By: Boy Fidel Leon

What a city celebrates reveals who it has become. After seven years, Kampala burst back to life with its carnival, a raucous display of drums, vintage cars, and street dancers that filled Kololo Independence Grounds from dawn well into the night. 

The crowd told the real story. Ghetto youth mingled with corporate executives, vendors haggled beside schoolchildren, and the sea of people stretched across what was once seven hills and has now sprawled into something far larger.

Prime Minister Robinah Nabbanja opened the festivities with a stark reflection on transformation. In 1986, she reminded the gathered crowds, Kampala lay broken. Barely one million people called it home. Electricity barely reached one in five households. Infrastructure crumbled. Basic services had simply vanished.

Today, the numbers tell a different tale. The city now has 1.7 million residents by night and 4.5 million by day. Electricity access exceeds 75 percent. Roads have grown to 2,100 kilometres, with 770 kilometres paved. The economy has shifted entirely. Kampala contributes 60 percent of Uganda’s GDP.

“By 1986, Kampala was in a bad state following several years of bad governance,” Nabbanja said. “Today, Kampala has been transformed into a vibrant, modern city, and we continue to beautify it.”

The carnival itself was meant to crystallise this shift.

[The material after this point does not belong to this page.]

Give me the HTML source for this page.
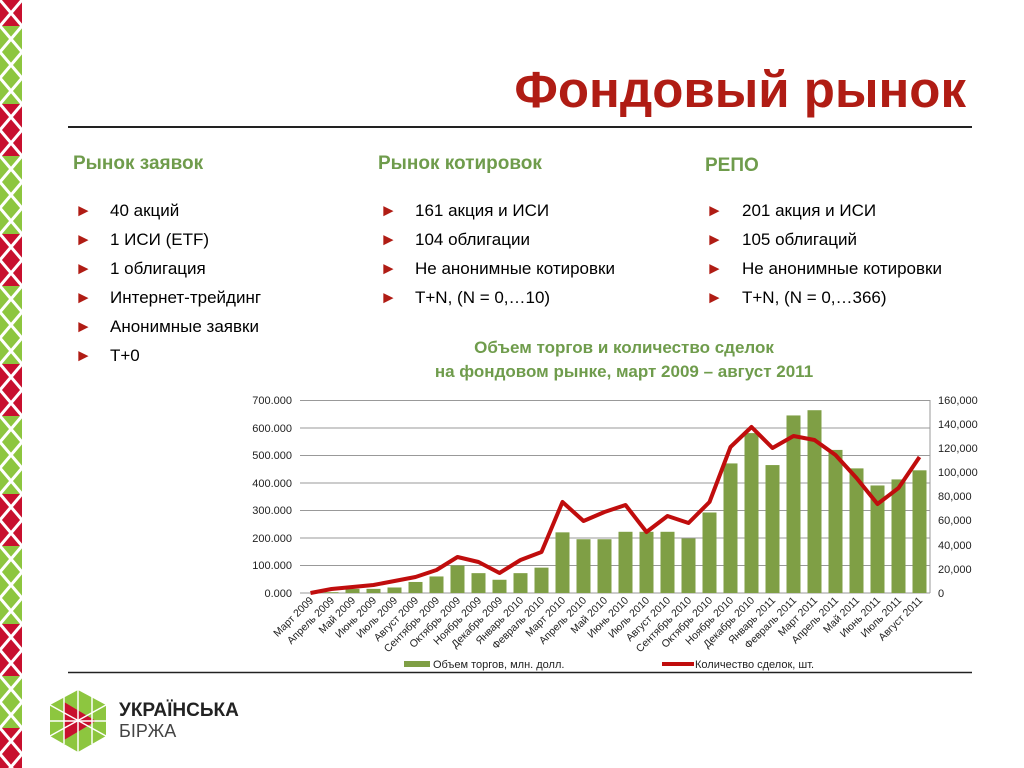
<!DOCTYPE html>
<html><head><meta charset="utf-8"><style>
body{margin:0;width:1024px;height:768px;overflow:hidden;background:#fff;font-family:"Liberation Sans",sans-serif;position:relative}
.t{position:absolute;white-space:nowrap}
.h{color:#6f9c4c;font-weight:bold;font-size:19px}
.li{font-size:17px;color:#000}
.b{color:#b01c14;font-size:17px;position:absolute}
</style></head><body>
<svg width="24" height="768" style="position:absolute;left:0;top:0">
<defs>
<pattern id="zz" width="24" height="52" patternUnits="userSpaceOnUse">
<polyline points="0,0 22,26 0,52" fill="none" stroke="#fff" stroke-width="3"/>
<polyline points="22,0 0,26 22,52" fill="none" stroke="#fff" stroke-width="3"/>
</pattern>
</defs>
<rect x="0" y="0" width="22" height="768" fill="#8dc63f"/>
<rect x="0" y="0" width="22" height="26" fill="#c8102e"/>
<rect x="0" y="104" width="22" height="52" fill="#c8102e"/>
<rect x="0" y="234" width="22" height="52" fill="#c8102e"/>
<rect x="0" y="364" width="22" height="52" fill="#c8102e"/>
<rect x="0" y="494" width="22" height="52" fill="#c8102e"/>
<rect x="0" y="624" width="22" height="52" fill="#c8102e"/>
<rect x="0" y="728" width="22" height="40" fill="#c8102e"/>
<rect x="0" y="0" width="22" height="768" fill="url(#zz)"/>
</svg>
<div class="t" style="right:58px;top:60px;font-size:51px;font-weight:bold;color:#b01c14">Фондовый рынок</div>
<div style="position:absolute;left:68px;top:126px;width:904px;height:2px;background:#222"></div>
<div class="t h" style="left:73px;top:153px">Рынок заявок</div>
<div class="t h" style="left:378px;top:153px">Рынок котировок</div>
<div class="t h" style="left:705px;top:155px">РЕПО</div>

<div class="b" style="left:75px;top:201px">►</div><div class="t li" style="left:110px;top:201px">40 акций</div>
<div class="b" style="left:75px;top:230px">►</div><div class="t li" style="left:110px;top:230px">1 ИСИ (ETF)</div>
<div class="b" style="left:75px;top:259px">►</div><div class="t li" style="left:110px;top:259px">1 облигация</div>
<div class="b" style="left:75px;top:288px">►</div><div class="t li" style="left:110px;top:288px">Интернет-трейдинг</div>
<div class="b" style="left:75px;top:317px">►</div><div class="t li" style="left:110px;top:317px">Анонимные заявки</div>
<div class="b" style="left:75px;top:346px">►</div><div class="t li" style="left:110px;top:346px">T+0</div>

<div class="b" style="left:380px;top:201px">►</div><div class="t li" style="left:415px;top:201px">161 акция и ИСИ</div>
<div class="b" style="left:380px;top:230px">►</div><div class="t li" style="left:415px;top:230px">104 облигации</div>
<div class="b" style="left:380px;top:259px">►</div><div class="t li" style="left:415px;top:259px">Не анонимные котировки</div>
<div class="b" style="left:380px;top:288px">►</div><div class="t li" style="left:415px;top:288px">T+N, (N = 0,…10)</div>

<div class="b" style="left:706px;top:201px">►</div><div class="t li" style="left:742px;top:201px">201 акция и ИСИ</div>
<div class="b" style="left:706px;top:230px">►</div><div class="t li" style="left:742px;top:230px">105 облигаций</div>
<div class="b" style="left:706px;top:259px">►</div><div class="t li" style="left:742px;top:259px">Не анонимные котировки</div>
<div class="b" style="left:706px;top:288px">►</div><div class="t li" style="left:742px;top:288px">T+N, (N = 0,…366)</div>

<div class="t" style="left:324px;width:600px;top:336px;text-align:center;color:#6f9c4c;font-weight:bold;font-size:17px;line-height:24px">Объем торгов и количество сделок<br>на фондовом рынке, март 2009 – август 2011</div>

<svg width="1024" height="768" style="position:absolute;left:0;top:0" font-family="Liberation Sans, sans-serif">
<g stroke="#999" stroke-width="1">
<line x1="300" x2="930" y1="400.5" y2="400.5"/><line x1="300" x2="930" y1="428" y2="428"/>
<line x1="300" x2="930" y1="455.5" y2="455.5"/><line x1="300" x2="930" y1="483" y2="483"/>
<line x1="300" x2="930" y1="510.5" y2="510.5"/><line x1="300" x2="930" y1="538" y2="538"/>
<line x1="300" x2="930" y1="565.5" y2="565.5"/><line x1="300" x2="930" y1="593" y2="593"/>
<line x1="930" x2="930" y1="400" y2="593"/>
</g>
<g font-size="11" fill="#222" text-anchor="end">
<text x="292" y="404">700.000</text><text x="292" y="432">600.000</text><text x="292" y="459">500.000</text>
<text x="292" y="487">400.000</text><text x="292" y="514">300.000</text><text x="292" y="542">200.000</text>
<text x="292" y="569">100.000</text><text x="292" y="597">0.000</text>
</g>
<g font-size="11" fill="#222">
<text x="938" y="404">160,000</text><text x="938" y="428">140,000</text><text x="938" y="452">120,000</text>
<text x="938" y="476">100,000</text><text x="938" y="500">80,000</text><text x="938" y="524">60,000</text>
<text x="938" y="549">40,000</text><text x="938" y="573">20,000</text><text x="938" y="597">0</text>
</g>
<g transform="translate(0,593) scale(1,-0.2757)" fill="#7f9f45">
<rect x="303.5" y="0" width="14" height="0"/><rect x="324.5" y="0" width="14" height="3"/>
<rect x="345.5" y="0" width="14" height="15"/><rect x="366.5" y="0" width="14" height="15"/>
<rect x="387.5" y="0" width="14" height="20"/><rect x="408.5" y="0" width="14" height="40"/>
<rect x="429.5" y="0" width="14" height="60"/><rect x="450.5" y="0" width="14" height="100"/>
<rect x="471.5" y="0" width="14" height="72"/><rect x="492.5" y="0" width="14" height="48"/>
<rect x="513.5" y="0" width="14" height="72"/><rect x="534.5" y="0" width="14" height="92"/>
<rect x="555.5" y="0" width="14" height="220"/><rect x="576.5" y="0" width="14" height="195"/>
<rect x="597.5" y="0" width="14" height="195"/><rect x="618.5" y="0" width="14" height="222"/>
<rect x="639.5" y="0" width="14" height="222"/><rect x="660.5" y="0" width="14" height="222"/>
<rect x="681.5" y="0" width="14" height="198"/><rect x="702.5" y="0" width="14" height="292"/>
<rect x="723.5" y="0" width="14" height="470"/><rect x="744.5" y="0" width="14" height="580"/>
<rect x="765.5" y="0" width="14" height="464"/><rect x="786.5" y="0" width="14" height="644"/>
<rect x="807.5" y="0" width="14" height="663"/><rect x="828.5" y="0" width="14" height="519"/>
<rect x="849.5" y="0" width="14" height="452"/><rect x="870.5" y="0" width="14" height="390"/>
<rect x="891.5" y="0" width="14" height="412"/><rect x="912.5" y="0" width="14" height="445"/>
</g>
<polyline fill="none" stroke="#c00d0d" stroke-width="4" stroke-linejoin="round" points="310.5,593 331.5,589 352.5,587 373.5,585 394.5,581 415.5,577 436.5,570 457.5,557 478.5,562 499.5,573 520.5,560 541.5,552 562.5,502 583.5,521 604.5,512 625.5,505 646.5,532 667.5,516 688.5,523 709.5,502 730.5,447 751.5,427 772.5,448 793.5,436 814.5,440 835.5,455 856.5,478 877.5,504 898.5,488 919.5,457"/>
<g font-size="10.5" fill="#222" text-anchor="end">
<text transform="translate(314,601) rotate(-45)">Март 2009</text>
<text transform="translate(335,601) rotate(-45)">Апрель 2009</text>
<text transform="translate(356,601) rotate(-45)">Май 2009</text>
<text transform="translate(377,601) rotate(-45)">Июнь 2009</text>
<text transform="translate(398,601) rotate(-45)">Июль 2009</text>
<text transform="translate(419,601) rotate(-45)">Август 2009</text>
<text transform="translate(440,601) rotate(-45)">Сентябрь 2009</text>
<text transform="translate(461,601) rotate(-45)">Октябрь 2009</text>
<text transform="translate(482,601) rotate(-45)">Ноябрь 2009</text>
<text transform="translate(503,601) rotate(-45)">Декабрь 2009</text>
<text transform="translate(524,601) rotate(-45)">Январь 2010</text>
<text transform="translate(545,601) rotate(-45)">Февраль 2010</text>
<text transform="translate(566,601) rotate(-45)">Март 2010</text>
<text transform="translate(587,601) rotate(-45)">Апрель 2010</text>
<text transform="translate(608,601) rotate(-45)">Май 2010</text>
<text transform="translate(629,601) rotate(-45)">Июнь 2010</text>
<text transform="translate(650,601) rotate(-45)">Июль 2010</text>
<text transform="translate(671,601) rotate(-45)">Август 2010</text>
<text transform="translate(692,601) rotate(-45)">Сентябрь 2010</text>
<text transform="translate(713,601) rotate(-45)">Октябрь 2010</text>
<text transform="translate(734,601) rotate(-45)">Ноябрь 2010</text>
<text transform="translate(755,601) rotate(-45)">Декабрь 2010</text>
<text transform="translate(776,601) rotate(-45)">Январь 2011</text>
<text transform="translate(797,601) rotate(-45)">Февраль 2011</text>
<text transform="translate(818,601) rotate(-45)">Март 2011</text>
<text transform="translate(839,601) rotate(-45)">Апрель 2011</text>
<text transform="translate(860,601) rotate(-45)">Май 2011</text>
<text transform="translate(881,601) rotate(-45)">Июнь 2011</text>
<text transform="translate(902,601) rotate(-45)">Июль 2011</text>
<text transform="translate(923,601) rotate(-45)">Август 2011</text>
</g>
<rect x="404" y="661" width="26" height="6" fill="#7f9f45"/>
<text x="433" y="668" font-size="11" fill="#222">Объем торгов, млн. долл.</text>
<line x1="662" y1="664" x2="694" y2="664" stroke="#c00d0d" stroke-width="4"/>
<text x="695" y="668" font-size="11" fill="#222">Количество сделок, шт.</text>
<line x1="68" y1="672.5" x2="972" y2="672.5" stroke="#222" stroke-width="1.5"/>
<g transform="translate(48,690)">
<polygon points="30,0 58,15 58,46 30,62 2,46 2,15" fill="#8dc63f"/>
<polygon points="16,12 48,31 16,50" fill="#c8102e"/>
<g stroke="#fff" stroke-width="1.5">
<line x1="2" y1="15" x2="58" y2="46"/><line x1="2" y1="46" x2="58" y2="15"/>
<line x1="16" y1="7" x2="16" y2="54"/><line x1="30" y1="0" x2="30" y2="62"/><line x1="44" y1="7" x2="44" y2="54"/>
<line x1="2" y1="31" x2="58" y2="31"/>
</g>
</g>
<text x="119" y="716" font-size="19" font-weight="bold" fill="#222">УКРАЇНСЬКА</text>
<text x="119" y="737" font-size="18" fill="#444">БІРЖА</text>
</svg>
</body></html>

The government announced these festivals will now happen annually, anchoring Kampala as a tourist draw and a symbol of national progress. 

This year’s theme, “Innovation, Culture & Sustainability,” tied directly to what officials call the Tenfold Growth Strategy. It was less about rhetoric and more about showing the country what recovery looks like when it’s this visible, this tangible.

The numbers Nabbanja cited were staggering in their sweep. At independence in 1962, Kampala was a modest town of less than 400,000 people with fewer than 200 kilometres of paved roads. There was one major hospital. Mulago. Now there are five national referral hospitals and eight health centres. 

Government schools have ballooned from less than 30 to 79 primary schools and 23 secondary schools. Markets have multiplied so dramatically that Owino Market alone employs 50,000 traders.

Nationally, the picture expanded further. Uganda’s GDP has grown from $3.9 billion in 1986 to $61.3 billion today. Poverty has dropped from 56 percent to 16.1 percent. Life expectancy jumped from 43 years to 68 years. Literacy rates climbed from 43 percent to over 80 percent.

Yet the festival itself was what mattered most. Not because of the statistics, but because of what the statistics made possible. 

A young boy from Burundi performed traditional drumming on Kampala’s streets. Bikers wove through crowds. Skaters moved alongside vintage cars. The procession wound from the city centre to Kololo where the main stage had been erected.

Minister for Kampala Affairs Hajjat Minsa Kabanda told the crowd that officials were there “to serve you and transform our city.” Kampala Capital City Authority Executive Director Hajjat Sharifah Buzeki went further, pledging electric buses to ease congestion and a commitment to ensuring every road remained motorable.

The festival ran late into the night, a blur of music and movement across a city that, not so long ago, had nothing to celebrate. What it showed was a place remembering how to be itself again.